La dérégulation de la sérotonine joue un rôle dans de nombreux troubles psychiatriques, y compris la dépression sévère et l’anxiété. Dans la revue Angewandte Chemie, une équipe de recherche vient de mettre au point un microcapteur électrochimique implantable qui permet d’étudier en temps réel la dynamique de la sérotonine dans le cerveau. Contrairement aux capteurs précédents, ceux-ci ne sont pas désactivés par le dépôt de produits d’oxydation de la sérotonine car la mesure s’effectue sans circulation de courant.
La sérotonine, également appelée « hormone du bonheur », est l’un de nos neurotransmetteurs les plus importants, régulant de nombreux processus dans notre cerveau, en particulier nos sentiments, mais aussi l’appétit, la mémoire et le sommeil. Une meilleure compréhension de ces processus au niveau moléculaire pourrait améliorer le diagnostic et le traitement des maladies mentales. Les méthodes électrochimiques précédentes fonctionnaient avec une microélectrode, sur laquelle la sérotonine est directement oxydée et le courant résultant est mesuré. Cependant, les produits d’oxydation résultants polymérisent, adhèrent à la surface de l’électrode (encrassement) et désactivent rapidement le capteur (perte de signal d’environ 90 % en 30 minutes).
Une équipe dirigée par Ying Jiang et Lanqun Mao de l’Université normale de Pékin et de l’Académie chinoise des sciences (Pékin, Chine) a maintenant développé un capteur de sérotonine qui fournit des signaux extrêmement stables, même lors d’expériences à long terme, car presque aucun encrassement dû à la sérotonine oligomères se produit. La méthode est basée sur la potentiométrie redox galvanique (GRP), qui est une technique à courant nul.
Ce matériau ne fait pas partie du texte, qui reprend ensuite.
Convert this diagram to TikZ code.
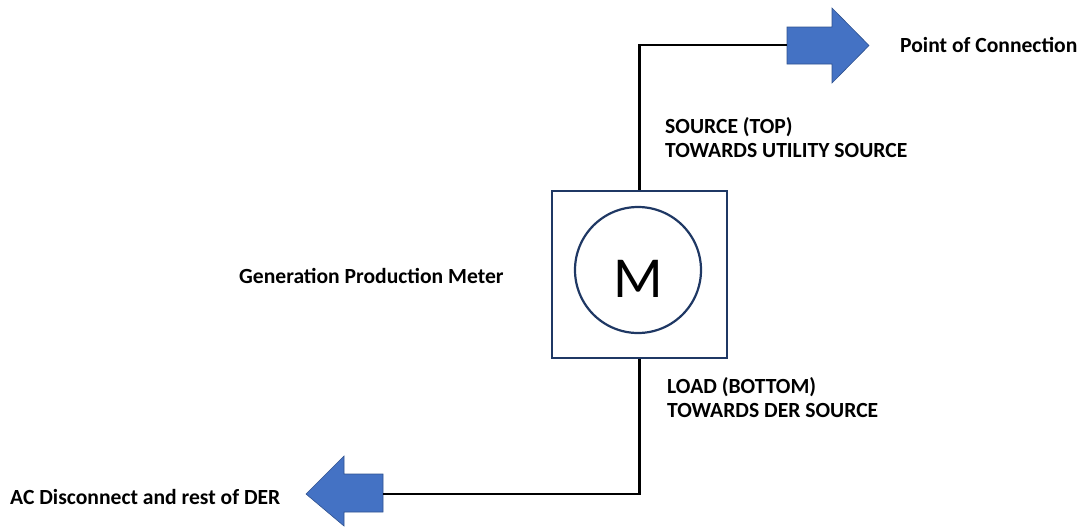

Le cœur du capteur est une minuscule électrode bipolaire, qui peut être décrite de manière simpliste comme une tige dont une extrémité dépasse dans le liquide mesuré tandis que l’autre se trouve dans une solution d’électrolyte avec des propriétés électrochimiques qui sont précisément ajustées à la molécule d’analyte. Un contact électrique est établi exclusivement par la solution d’électrolyte. A une extrémité de l’électrode, un équilibre électrochimique est établi entre les ions de l’électrolyte dans divers états de charge (dans ce cas : IrCl62–/IrCl63–), à l’autre extrémité, il y a un équilibre entre la sérotonine et sa forme oxydée. En utilisant un dispositif de mesure de la tension, il est possible de mesurer la différence de potentiel qui s’établit spontanément par rapport à une électrode de référence. Cette différence dépend de la concentration de sérotonine. Étant donné que seule la tension est mesurée et qu’aucun courant ne circule, il n’y a presque pas de dépôt de produits de sérotonine oligomère. Des mesures quantitatives sont possibles sur une large gamme de concentrations et sur une longue période de temps.
Des capteurs implantés dans le cerveau de cobayes ont pu suivre en temps réel la libération de sérotonine après stimulation avec des ions potassium. L’équipe a fait une observation intéressante après avoir administré de l’escitalopram, un inhibiteur de la recapture de la sérotonine souvent prescrit pour traiter la dépression sévère et les troubles anxieux. Son activité semble dépendre plus fortement du ralentissement du processus de captation que de la modulation de la concentration extracellulaire de sérotonine. Cette idée pourrait être importante pour le traitement des troubles psychiatriques.